_WHAT THE EXERCISE ASKS_
Identify every line containing the word "chart" and reproduce each one.

_EXTRACTED DATA_
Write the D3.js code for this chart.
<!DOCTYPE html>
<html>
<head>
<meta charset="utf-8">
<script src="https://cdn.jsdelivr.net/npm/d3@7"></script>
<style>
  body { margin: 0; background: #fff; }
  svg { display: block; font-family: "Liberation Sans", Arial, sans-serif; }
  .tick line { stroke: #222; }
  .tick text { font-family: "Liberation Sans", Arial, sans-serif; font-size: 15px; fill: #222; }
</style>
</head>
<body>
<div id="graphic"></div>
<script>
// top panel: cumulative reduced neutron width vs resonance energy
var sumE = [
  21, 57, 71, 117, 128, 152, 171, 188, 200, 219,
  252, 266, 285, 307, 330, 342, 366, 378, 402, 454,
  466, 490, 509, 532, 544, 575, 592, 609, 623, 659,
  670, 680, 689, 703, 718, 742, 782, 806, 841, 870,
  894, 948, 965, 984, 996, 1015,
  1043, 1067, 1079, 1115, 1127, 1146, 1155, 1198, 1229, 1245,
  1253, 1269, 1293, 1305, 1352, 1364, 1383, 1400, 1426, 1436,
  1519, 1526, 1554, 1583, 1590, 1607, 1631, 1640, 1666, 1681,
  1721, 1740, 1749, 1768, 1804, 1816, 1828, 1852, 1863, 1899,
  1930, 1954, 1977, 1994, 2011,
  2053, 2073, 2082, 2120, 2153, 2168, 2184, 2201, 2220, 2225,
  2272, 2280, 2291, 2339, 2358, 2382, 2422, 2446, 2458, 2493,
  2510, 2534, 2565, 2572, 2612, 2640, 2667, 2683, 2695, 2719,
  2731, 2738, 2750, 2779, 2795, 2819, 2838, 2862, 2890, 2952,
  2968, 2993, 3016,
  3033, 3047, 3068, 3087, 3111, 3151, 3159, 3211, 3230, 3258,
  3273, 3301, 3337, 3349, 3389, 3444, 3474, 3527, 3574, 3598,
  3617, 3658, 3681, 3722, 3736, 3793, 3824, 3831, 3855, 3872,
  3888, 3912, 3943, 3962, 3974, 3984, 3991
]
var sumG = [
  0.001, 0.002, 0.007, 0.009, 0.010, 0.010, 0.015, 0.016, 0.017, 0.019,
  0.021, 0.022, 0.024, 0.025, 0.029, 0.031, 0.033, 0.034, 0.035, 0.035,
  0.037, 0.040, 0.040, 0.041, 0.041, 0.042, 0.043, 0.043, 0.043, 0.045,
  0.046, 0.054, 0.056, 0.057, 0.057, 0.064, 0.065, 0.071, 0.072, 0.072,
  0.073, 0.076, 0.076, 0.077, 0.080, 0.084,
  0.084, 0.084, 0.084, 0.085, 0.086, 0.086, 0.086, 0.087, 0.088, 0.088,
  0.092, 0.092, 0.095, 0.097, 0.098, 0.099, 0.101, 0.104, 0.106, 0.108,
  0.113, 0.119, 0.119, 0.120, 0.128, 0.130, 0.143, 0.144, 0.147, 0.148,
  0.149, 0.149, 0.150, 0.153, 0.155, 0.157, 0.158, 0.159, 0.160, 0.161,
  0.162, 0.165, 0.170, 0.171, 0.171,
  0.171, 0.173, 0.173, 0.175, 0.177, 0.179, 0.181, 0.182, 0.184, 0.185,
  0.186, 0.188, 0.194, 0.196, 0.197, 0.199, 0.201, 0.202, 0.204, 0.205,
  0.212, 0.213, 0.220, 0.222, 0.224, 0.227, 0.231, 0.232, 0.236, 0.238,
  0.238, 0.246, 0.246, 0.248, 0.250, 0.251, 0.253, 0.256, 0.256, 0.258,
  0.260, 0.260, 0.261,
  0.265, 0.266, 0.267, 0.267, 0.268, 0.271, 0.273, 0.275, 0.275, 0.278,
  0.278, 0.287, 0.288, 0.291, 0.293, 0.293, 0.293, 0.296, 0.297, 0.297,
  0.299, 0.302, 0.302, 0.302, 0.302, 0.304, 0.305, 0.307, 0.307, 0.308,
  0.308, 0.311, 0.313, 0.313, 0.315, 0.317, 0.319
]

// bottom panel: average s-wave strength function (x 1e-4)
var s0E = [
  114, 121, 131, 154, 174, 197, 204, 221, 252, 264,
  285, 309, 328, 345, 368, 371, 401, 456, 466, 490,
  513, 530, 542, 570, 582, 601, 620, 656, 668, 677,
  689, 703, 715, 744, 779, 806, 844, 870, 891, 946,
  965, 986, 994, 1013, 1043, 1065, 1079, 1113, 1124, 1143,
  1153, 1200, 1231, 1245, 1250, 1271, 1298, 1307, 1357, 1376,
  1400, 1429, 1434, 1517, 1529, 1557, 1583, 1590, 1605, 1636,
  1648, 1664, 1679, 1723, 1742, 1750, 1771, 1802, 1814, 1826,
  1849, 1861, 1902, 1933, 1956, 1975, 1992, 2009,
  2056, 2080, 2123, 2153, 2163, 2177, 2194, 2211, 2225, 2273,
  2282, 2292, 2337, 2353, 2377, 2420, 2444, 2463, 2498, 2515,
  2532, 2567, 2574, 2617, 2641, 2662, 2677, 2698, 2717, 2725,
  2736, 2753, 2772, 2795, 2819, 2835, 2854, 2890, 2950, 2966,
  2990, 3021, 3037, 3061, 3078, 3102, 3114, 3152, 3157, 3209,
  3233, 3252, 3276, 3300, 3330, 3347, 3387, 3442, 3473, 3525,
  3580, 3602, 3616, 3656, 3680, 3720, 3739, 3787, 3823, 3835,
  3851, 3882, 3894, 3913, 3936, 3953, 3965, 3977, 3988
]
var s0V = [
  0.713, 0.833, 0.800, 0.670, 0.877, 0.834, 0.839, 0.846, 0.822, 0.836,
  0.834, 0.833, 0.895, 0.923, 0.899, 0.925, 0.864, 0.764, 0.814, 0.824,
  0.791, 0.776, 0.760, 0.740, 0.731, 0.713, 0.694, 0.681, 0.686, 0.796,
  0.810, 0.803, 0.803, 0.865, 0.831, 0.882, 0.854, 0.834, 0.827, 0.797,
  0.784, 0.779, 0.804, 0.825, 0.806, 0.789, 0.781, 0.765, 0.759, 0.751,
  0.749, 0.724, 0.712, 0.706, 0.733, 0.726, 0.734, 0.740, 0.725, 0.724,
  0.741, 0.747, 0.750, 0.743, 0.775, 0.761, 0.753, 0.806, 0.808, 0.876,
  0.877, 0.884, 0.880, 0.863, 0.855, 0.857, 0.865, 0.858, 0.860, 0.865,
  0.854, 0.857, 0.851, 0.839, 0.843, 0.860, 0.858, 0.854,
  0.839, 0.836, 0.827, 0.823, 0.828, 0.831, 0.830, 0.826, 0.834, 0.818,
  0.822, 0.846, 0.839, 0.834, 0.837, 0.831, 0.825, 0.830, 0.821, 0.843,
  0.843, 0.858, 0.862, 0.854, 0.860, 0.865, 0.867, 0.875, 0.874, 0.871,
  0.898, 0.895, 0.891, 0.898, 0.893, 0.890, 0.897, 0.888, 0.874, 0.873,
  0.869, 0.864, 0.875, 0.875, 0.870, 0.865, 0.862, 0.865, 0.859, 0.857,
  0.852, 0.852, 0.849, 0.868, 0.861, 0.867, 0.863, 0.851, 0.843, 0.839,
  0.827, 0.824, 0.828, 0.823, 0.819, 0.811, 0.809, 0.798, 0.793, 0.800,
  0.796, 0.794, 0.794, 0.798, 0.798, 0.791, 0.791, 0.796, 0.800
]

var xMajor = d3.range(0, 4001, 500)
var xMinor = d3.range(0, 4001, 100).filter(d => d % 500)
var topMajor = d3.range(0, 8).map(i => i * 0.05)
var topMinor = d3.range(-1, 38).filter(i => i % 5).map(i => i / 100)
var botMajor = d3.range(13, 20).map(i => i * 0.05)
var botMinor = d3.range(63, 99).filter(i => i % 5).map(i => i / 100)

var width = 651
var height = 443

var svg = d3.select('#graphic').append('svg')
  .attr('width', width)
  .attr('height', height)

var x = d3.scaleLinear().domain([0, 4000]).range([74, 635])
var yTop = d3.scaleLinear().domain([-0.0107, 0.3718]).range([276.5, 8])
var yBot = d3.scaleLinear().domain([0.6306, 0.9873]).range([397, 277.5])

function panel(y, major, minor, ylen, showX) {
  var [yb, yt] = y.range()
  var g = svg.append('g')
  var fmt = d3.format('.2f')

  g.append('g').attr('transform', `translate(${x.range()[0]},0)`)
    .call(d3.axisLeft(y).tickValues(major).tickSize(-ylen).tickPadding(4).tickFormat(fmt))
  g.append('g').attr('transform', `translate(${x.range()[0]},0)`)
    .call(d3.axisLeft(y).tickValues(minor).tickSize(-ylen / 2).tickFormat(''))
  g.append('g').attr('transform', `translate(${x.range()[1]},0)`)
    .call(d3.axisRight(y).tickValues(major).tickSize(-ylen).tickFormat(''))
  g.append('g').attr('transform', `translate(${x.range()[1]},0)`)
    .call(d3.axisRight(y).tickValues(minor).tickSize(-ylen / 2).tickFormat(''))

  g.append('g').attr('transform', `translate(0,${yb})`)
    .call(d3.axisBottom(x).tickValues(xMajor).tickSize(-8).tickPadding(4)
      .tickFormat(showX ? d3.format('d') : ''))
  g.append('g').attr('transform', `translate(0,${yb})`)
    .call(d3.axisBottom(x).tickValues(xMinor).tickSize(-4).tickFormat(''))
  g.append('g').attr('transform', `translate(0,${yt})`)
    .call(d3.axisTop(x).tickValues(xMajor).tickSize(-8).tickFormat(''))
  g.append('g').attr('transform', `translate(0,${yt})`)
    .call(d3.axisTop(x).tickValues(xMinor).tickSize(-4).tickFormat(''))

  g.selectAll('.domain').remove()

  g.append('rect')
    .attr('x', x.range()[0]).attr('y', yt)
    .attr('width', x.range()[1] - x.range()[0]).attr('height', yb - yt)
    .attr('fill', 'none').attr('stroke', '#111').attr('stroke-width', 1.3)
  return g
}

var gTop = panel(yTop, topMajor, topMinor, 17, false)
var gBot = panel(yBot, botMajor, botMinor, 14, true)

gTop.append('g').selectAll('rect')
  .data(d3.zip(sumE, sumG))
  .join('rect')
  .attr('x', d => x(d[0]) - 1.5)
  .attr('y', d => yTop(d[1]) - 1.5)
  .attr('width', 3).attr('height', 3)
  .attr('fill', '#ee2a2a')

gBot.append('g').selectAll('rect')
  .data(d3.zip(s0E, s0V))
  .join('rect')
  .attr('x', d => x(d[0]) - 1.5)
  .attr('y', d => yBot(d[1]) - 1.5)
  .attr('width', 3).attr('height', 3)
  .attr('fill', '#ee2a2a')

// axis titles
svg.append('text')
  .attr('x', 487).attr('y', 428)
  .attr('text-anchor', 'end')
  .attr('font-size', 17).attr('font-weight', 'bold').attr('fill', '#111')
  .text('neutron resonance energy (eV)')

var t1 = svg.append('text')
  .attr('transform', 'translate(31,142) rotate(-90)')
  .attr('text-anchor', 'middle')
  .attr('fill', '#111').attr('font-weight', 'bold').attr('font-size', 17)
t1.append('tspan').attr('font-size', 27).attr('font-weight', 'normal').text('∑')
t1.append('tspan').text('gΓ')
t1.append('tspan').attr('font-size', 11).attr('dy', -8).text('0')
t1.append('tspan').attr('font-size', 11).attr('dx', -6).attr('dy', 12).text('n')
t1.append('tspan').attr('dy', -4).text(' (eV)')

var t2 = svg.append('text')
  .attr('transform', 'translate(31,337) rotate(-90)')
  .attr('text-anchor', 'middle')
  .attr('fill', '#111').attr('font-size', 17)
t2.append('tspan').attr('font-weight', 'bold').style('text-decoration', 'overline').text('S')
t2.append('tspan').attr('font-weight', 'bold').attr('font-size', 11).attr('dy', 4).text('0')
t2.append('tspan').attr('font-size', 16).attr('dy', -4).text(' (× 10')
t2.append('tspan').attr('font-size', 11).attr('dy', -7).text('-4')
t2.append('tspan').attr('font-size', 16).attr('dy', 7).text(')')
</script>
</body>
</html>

==

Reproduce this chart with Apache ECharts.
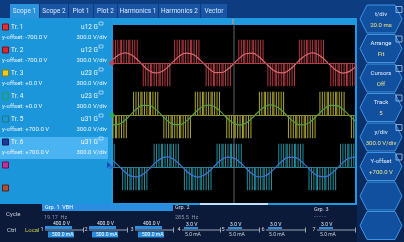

_WRITTEN ANSWER_
Write the D3.js code for this chart.
Reproduce this chart with Apache ECharts.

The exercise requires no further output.